Maybe an expert would know but what I think Madrid has is more of a soil type that does not encourage grasses from growing which is another thing. Grass gets its water from the surface while trees get water from deeper below. So I think trees and some shrubs grow well around Madrid but not grass, unless its croplands (e.g. wheat) irrigated partly by artificial means. Even then, I don't see lush croplands anywhere around Madrid. Another phenomenon I've noticed about Madrid is that so much soil is exposed (the soil has a white/yellow/orange color that makes us think of a desert, rather than dark, blackish soil that makes us think of wet soil) due to rapid land development. So much construction sites reveal exposed soil since the land is being cleared and graded.

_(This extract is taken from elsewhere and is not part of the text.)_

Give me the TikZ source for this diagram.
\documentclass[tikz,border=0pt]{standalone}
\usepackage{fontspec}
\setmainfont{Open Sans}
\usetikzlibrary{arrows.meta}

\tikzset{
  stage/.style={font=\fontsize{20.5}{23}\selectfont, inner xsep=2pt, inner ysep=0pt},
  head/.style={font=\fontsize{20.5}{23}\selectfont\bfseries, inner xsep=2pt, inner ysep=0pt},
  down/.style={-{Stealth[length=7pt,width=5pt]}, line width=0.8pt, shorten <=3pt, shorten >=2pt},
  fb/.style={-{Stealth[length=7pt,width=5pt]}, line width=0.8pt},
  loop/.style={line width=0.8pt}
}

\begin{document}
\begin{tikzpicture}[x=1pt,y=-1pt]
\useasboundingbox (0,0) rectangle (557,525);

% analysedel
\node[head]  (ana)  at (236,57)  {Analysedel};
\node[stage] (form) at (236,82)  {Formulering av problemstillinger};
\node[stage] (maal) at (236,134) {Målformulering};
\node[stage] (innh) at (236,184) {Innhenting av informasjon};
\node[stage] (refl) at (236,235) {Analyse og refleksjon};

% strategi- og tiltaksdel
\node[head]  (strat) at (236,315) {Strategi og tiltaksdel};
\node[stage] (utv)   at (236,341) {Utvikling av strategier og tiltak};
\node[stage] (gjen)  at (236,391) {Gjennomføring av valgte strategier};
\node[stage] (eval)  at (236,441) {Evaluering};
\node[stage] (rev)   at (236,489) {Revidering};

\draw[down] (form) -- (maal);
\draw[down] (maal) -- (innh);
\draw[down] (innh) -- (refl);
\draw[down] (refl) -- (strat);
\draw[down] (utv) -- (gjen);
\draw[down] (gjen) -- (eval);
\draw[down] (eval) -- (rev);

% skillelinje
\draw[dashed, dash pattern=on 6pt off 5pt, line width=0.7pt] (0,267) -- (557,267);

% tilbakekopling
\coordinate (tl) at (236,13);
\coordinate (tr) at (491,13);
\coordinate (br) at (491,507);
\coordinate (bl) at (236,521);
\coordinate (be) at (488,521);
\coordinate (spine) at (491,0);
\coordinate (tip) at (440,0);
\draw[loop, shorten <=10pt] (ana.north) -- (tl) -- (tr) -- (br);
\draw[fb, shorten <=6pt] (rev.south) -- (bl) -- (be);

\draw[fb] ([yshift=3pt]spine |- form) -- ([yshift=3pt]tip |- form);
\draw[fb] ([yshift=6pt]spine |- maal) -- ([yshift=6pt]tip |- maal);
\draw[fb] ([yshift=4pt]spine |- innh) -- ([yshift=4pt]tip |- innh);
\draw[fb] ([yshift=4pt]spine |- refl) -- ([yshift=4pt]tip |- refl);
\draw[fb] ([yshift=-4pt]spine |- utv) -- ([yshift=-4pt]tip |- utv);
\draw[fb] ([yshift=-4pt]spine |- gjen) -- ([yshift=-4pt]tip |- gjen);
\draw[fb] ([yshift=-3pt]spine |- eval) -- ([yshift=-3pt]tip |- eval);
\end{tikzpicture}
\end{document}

You have explained very well, specially in the south east from the border of the province with cuenca to the south limits of the city of Madrid the land is mainly gypsum type, not the most adequate for grass even in spring.

The long hot months of summer with almost no rains and very dry winds doesn't help to keep the grass green unless it's irrigated. I wouldn't say that madrid is in "hostile" environment because of these facts.

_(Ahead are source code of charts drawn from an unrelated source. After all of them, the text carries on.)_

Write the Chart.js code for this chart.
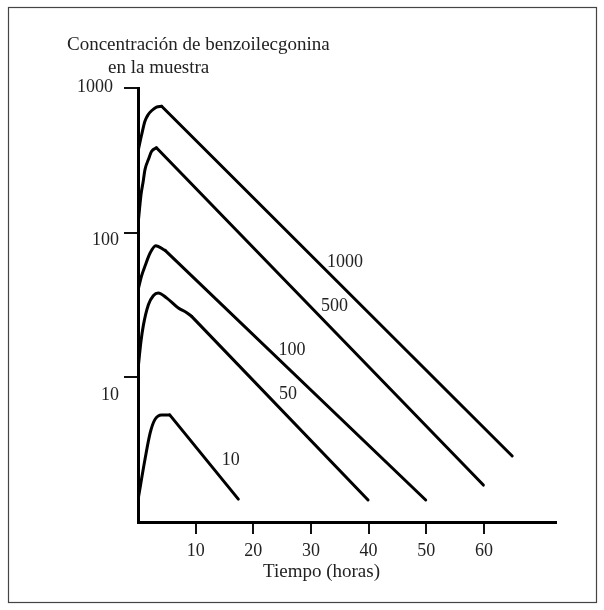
<!DOCTYPE html>
<html>
<head>
<meta charset="utf-8">
<script src="https://cdn.jsdelivr.net/npm/chart.js@4/dist/chart.umd.min.js"></script>
<style>
html,body{margin:0;padding:0;background:#fff;}
#wrap{width:604px;height:610px;position:relative;}
</style>
</head>
<body>
<div id="wrap"><canvas id="c" width="604" height="610"></canvas></div>
<script>
// ---- data (hours, concentration) ----
const doseLabels = ['1000', '500', '100', '50', '10'];

// rising part of each curve (up to where the straight decay begins)
const riseHours1000 = [0, 0.64, 1.2, 1.78, 2.4, 3.2, 4.1];
const riseConc1000  = [365, 477, 589, 656, 699, 737, 748];
const riseHours500  = [0, 0.52, 0.9, 1.21, 1.8, 2.37, 3.2];
const riseConc500   = [113, 183, 226, 273, 320, 365, 386];
const riseHours100  = [0, 0.6, 1.2, 2.1, 3.07, 4.7];
const riseConc100   = [40, 50, 58.5, 72.3, 81.3, 75.4];
const riseHours50   = [0, 0.5, 0.9, 1.8, 2.65, 3.5, 5.0, 7.0, 8.4, 9.3];
const riseConc50    = [11.3, 17.5, 22.5, 31.7, 36.6, 38.3, 35.3, 30.1, 28.1, 26.4];
const riseHours10   = [0, 1.2, 2.1, 2.9, 4.1, 5.5];
const riseConc10    = [1.42, 2.69, 4.11, 5.08, 5.5, 5.5];

// end of straight log-linear decay
const endHours = [64.9, 59.9, 49.9, 39.9, 17.4];
const endConc  = [2.86, 1.80, 1.42, 1.42, 1.44];

// curve label anchors (data units)
const labelHours = [35.9, 34.1, 26.7, 26.0, 16.1];
const labelConc  = [62.7, 31.1, 15.5, 7.67, 2.68];

// axes
const xTicks = [10, 20, 30, 40, 50, 60];
const yTicks = [10, 100, 1000];
const yTickLabels = ['10', '100', '1000'];
const xTitle = 'Tiempo (horas)';
const yTitle1 = 'Concentración de benzoilecgonina';
const yTitle2 = 'en la muestra';

// ---- build datasets ----
const rises = [
  [riseHours1000, riseConc1000],
  [riseHours500, riseConc500],
  [riseHours100, riseConc100],
  [riseHours50, riseConc50],
  [riseHours10, riseConc10]
];
const datasets = [];
rises.forEach(([hx, cy], i) => {
  const pts = hx.map((h, k) => ({x: h, y: cy[k]}));
  datasets.push({
    label: doseLabels[i] + ' rise',
    data: pts,
    borderColor: '#000', borderWidth: 3, pointRadius: 0,
    cubicInterpolationMode: 'monotone', fill: false,
    borderCapStyle: 'round', borderJoinStyle: 'round'
  });
  const last = pts[pts.length - 1];
  datasets.push({
    label: doseLabels[i],
    data: [last, {x: endHours[i], y: endConc[i]}],
    borderColor: '#000', borderWidth: 3, pointRadius: 0,
    tension: 0, fill: false,
    borderCapStyle: 'round', borderJoinStyle: 'round'
  });
});

const FONT = "'Liberation Serif', 'Times New Roman', serif";
const TXT = '#222';

const decor = {
  id: 'decor',
  beforeDraw(chart) {
    const ctx = chart.ctx;
    ctx.save();
    ctx.fillStyle = '#fff';
    ctx.fillRect(0, 0, chart.width, chart.height);
    ctx.strokeStyle = '#444';
    ctx.lineWidth = 1.2;
    ctx.strokeRect(8.5, 7.5, 588, 595);
    ctx.restore();
  },
  afterDraw(chart) {
    const ctx = chart.ctx;
    const xs = chart.scales.x, ys = chart.scales.y;
    ctx.save();
    ctx.fillStyle = TXT;
    ctx.font = '18px ' + FONT;
    // y tick labels
    const yOff = [18, 8, -1];
    const xRight = [119, 119, 113];
    ctx.textAlign = 'right';
    ctx.textBaseline = 'middle';
    yTicks.forEach((v, i) => {
      ctx.fillText(yTickLabels[i], xRight[i], ys.getPixelForValue(v) + yOff[i]);
    });
    // curve labels
    ctx.textAlign = 'center';
    doseLabels.forEach((t, i) => {
      ctx.fillText(t, xs.getPixelForValue(labelHours[i]), ys.getPixelForValue(labelConc[i]));
    });
    // titles
    ctx.font = '19px ' + FONT;
    ctx.textAlign = 'left';
    ctx.textBaseline = 'alphabetic';
    ctx.fillText(yTitle1, 67, 50);
    ctx.fillText(yTitle2, 108, 73);
    ctx.textAlign = 'right';
    ctx.textBaseline = 'middle';
    ctx.fillText(xTitle, 380, 572);
    ctx.restore();
  }
};

new Chart(document.getElementById('c'), {
  type: 'line',
  data: {datasets},
  plugins: [decor],
  options: {
    responsive: false,
    animation: false,
    layout: {padding: {left: 0, top: 88, right: 48, bottom: 0}},
    plugins: {legend: {display: false}, tooltip: {enabled: false}},
    scales: {
      x: {
        type: 'linear', min: 0, max: 72.5,
        afterBuildTicks: s => { s.ticks = xTicks.map(v => ({value: v})); },
        afterFit: s => { s.height = 88; },
        grid: {drawOnChartArea: false, drawTicks: true, tickLength: 12, color: '#111', lineWidth: 2},
        border: {display: true, color: '#000', width: 3},
        ticks: {font: {family: FONT, size: 18}, color: TXT, padding: 6, maxRotation: 0, autoSkip: false}
      },
      y: {
        type: 'logarithmic', min: 1, max: 1000,
        afterBuildTicks: s => { s.ticks = yTicks.map(v => ({value: v})); },
        afterFit: s => { s.width = 138; },
        grid: {drawOnChartArea: false, drawTicks: true, tickLength: 14, color: '#111', lineWidth: 2},
        border: {display: true, color: '#000', width: 3},
        ticks: {display: false}
      }
    }
  }
});
</script>
</body>
</html>
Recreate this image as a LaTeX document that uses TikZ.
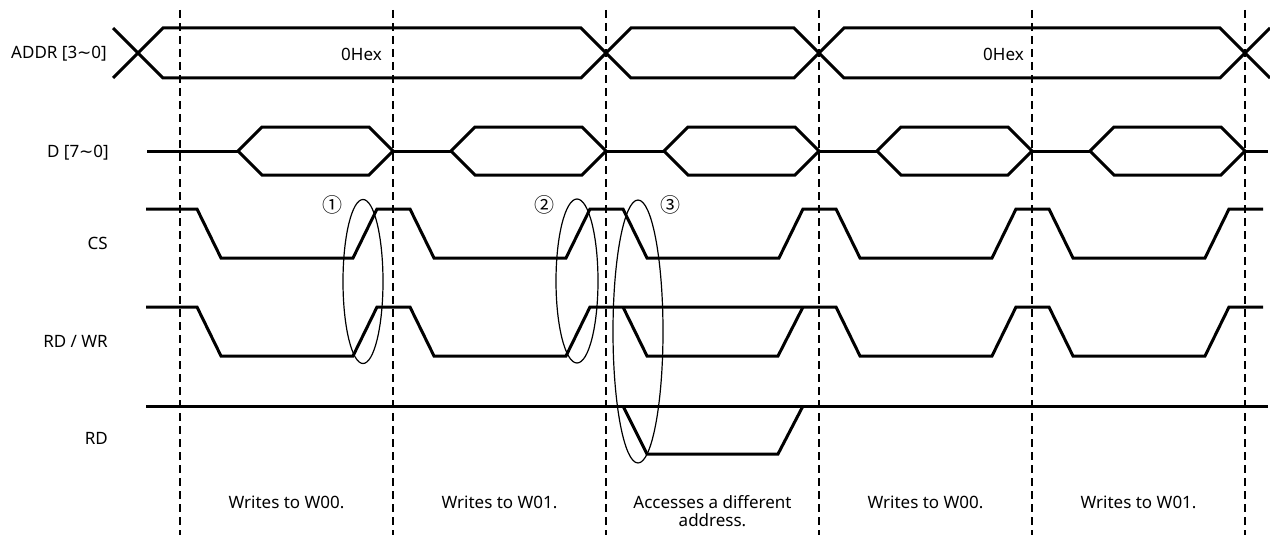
\documentclass[tikz,border=0pt]{standalone}
\usepackage{fontspec}
\setmainfont{Noto Sans}
\newfontfamily\symfont{DejaVu Sans}
\newfontfamily\circfont{Noto Sans CJK KR}
\newcommand{\wtilde}{{\symfont\char"223C}}
\begin{document}
\begin{tikzpicture}[x=1pt,y=-1pt,
  sig/.style={line width=3pt,line join=miter},
  gridline/.style={line width=1.4pt,dash pattern=on 8pt off 5pt},
  ring/.style={line width=1.2pt},
  lab/.style={font=\fontsize{17}{18}\selectfont,inner sep=0pt},
  circ/.style={font=\circfont\fontsize{20}{22}\selectfont,inner sep=0pt}]
\useasboundingbox (0,0) rectangle (1270,535);
% dashed period boundaries
\foreach \d in {180,393,606,819,1032,1245}
  \draw[gridline] (\d,10) -- (\d,535);
% ADDR bus
\draw[sig] (113,28)--(138,53)--(163,78)--(581,78)--(606,53)--(631,28)--(794,28)--(819,53)--(844,78)--(1220,78)--(1245,53)--(1270,28);
\draw[sig] (113,78)--(138,53)--(163,28)--(581,28)--(606,53)--(631,78)--(794,78)--(819,53)--(844,28)--(1220,28)--(1245,53)--(1270,78);
% D bus
\draw[sig] (147,151)--(238,151);
\foreach \d in {393,606,819,1032,1245}{
  \draw[sig] (\d-155,151)--(\d-131,127)--(\d-24,127)--(\d,151)--(\d-24,175)--(\d-131,175)--cycle;
}
\foreach \d in {393,606,819,1032}
  \draw[sig] (\d,151)--(\d+58,151);
\draw[sig] (1245,151)--(1268,151);
% CS
\draw[sig] (146,209)
  \foreach \d in {180,393,606,819,1032}{ -- (\d+17,209) -- (\d+41,258) -- (\d+173,258) -- (\d+197,209) }
  -- (1263,209);
% RD/WR
\draw[sig] (146,307)
  \foreach \d in {180,393}{ -- (\d+17,307) -- (\d+41,356) -- (\d+173,356) -- (\d+197,307) }
  \foreach \d in {819,1032}{ -- (\d+17,307) -- (\d+41,356) -- (\d+173,356) -- (\d+197,307) }
  -- (1263,307);
\draw[sig] (623,307)--(647,356)--(778,356)--(803,307);
% RD
\draw[sig] (146,406)--(1268,406);
\draw[sig] (623,406)--(647,454)--(778,454)--(803,406);
% ellipses
\draw[ring] (363,281.5) ellipse [x radius=20pt, y radius=82pt];
\draw[ring] (577,281) ellipse [x radius=21pt, y radius=82pt];
\draw[ring] (638,331.5) ellipse [x radius=25pt, y radius=131.5pt];
\node[circ] (c1) at (332,205) {①};
\node[circ] (c2) at (544,205) {②};
\node[circ] (c3) at (670,205) {③};
% signal names
\node[lab,anchor=east] (laddr) at (107,54) {ADDR [3\wtilde 0]};
\node[lab,anchor=east] (ld) at (109,153) {D [7\wtilde 0]};
\node[lab,anchor=east] (lcs) at (108,243) {CS};
\node[lab,anchor=east] (lrw) at (108,341) {RD / WR};
\node[lab,anchor=east] (lrd) at (108,438) {RD};
% bus values
\node[lab,anchor=east] (v1) at (382,54) {0Hex};
\node[lab,anchor=east] (v2) at (1024,54) {0Hex};
% period captions
\node[lab] (p1) at (286.5,502) {Writes to W00.};
\node[lab] (p2) at (499.5,502) {Writes to W01.};
\node[lab,align=center] (p3) at (712.5,511) {Accesses a different\\address.};
\node[lab] (p4) at (925.5,502) {Writes to W00.};
\node[lab] (p5) at (1138.5,502) {Writes to W01.};
\end{tikzpicture}
\end{document}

If you get into madrid by train coming from sevilla or barcelona you are using the same tracks from the southeast in the poorest land of Madrid, there aren't important towns in the area as historically the terrain couldn't sustain big populations, it's not strange that madrid landfill is located there.
Despite i would say it's almos 'bad lands', some areas have original rests of oaks and reforested areas with pines.

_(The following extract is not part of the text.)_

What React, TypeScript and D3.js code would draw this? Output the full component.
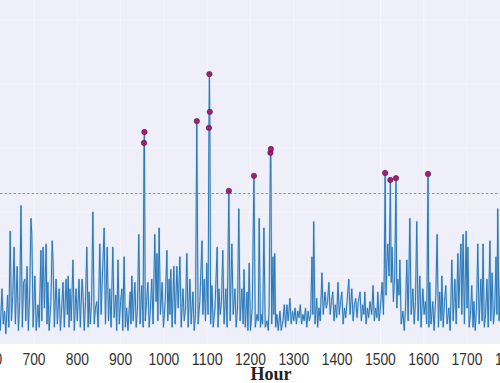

The south of Madrid are old farming lands and the old towns grew to big citys from 90.000 to 200.000 habitants.

As you get close to the mountains, the higher elevation, more rains and fresher temperatures in summer help to give a greener aspect to the terrain, also more forests of pines and oaks, including El Pardo, that belongs to Madrid city and it's a hunting reserve of the spanish kings along the centuries, now it's one the best preserved mediterranean forests.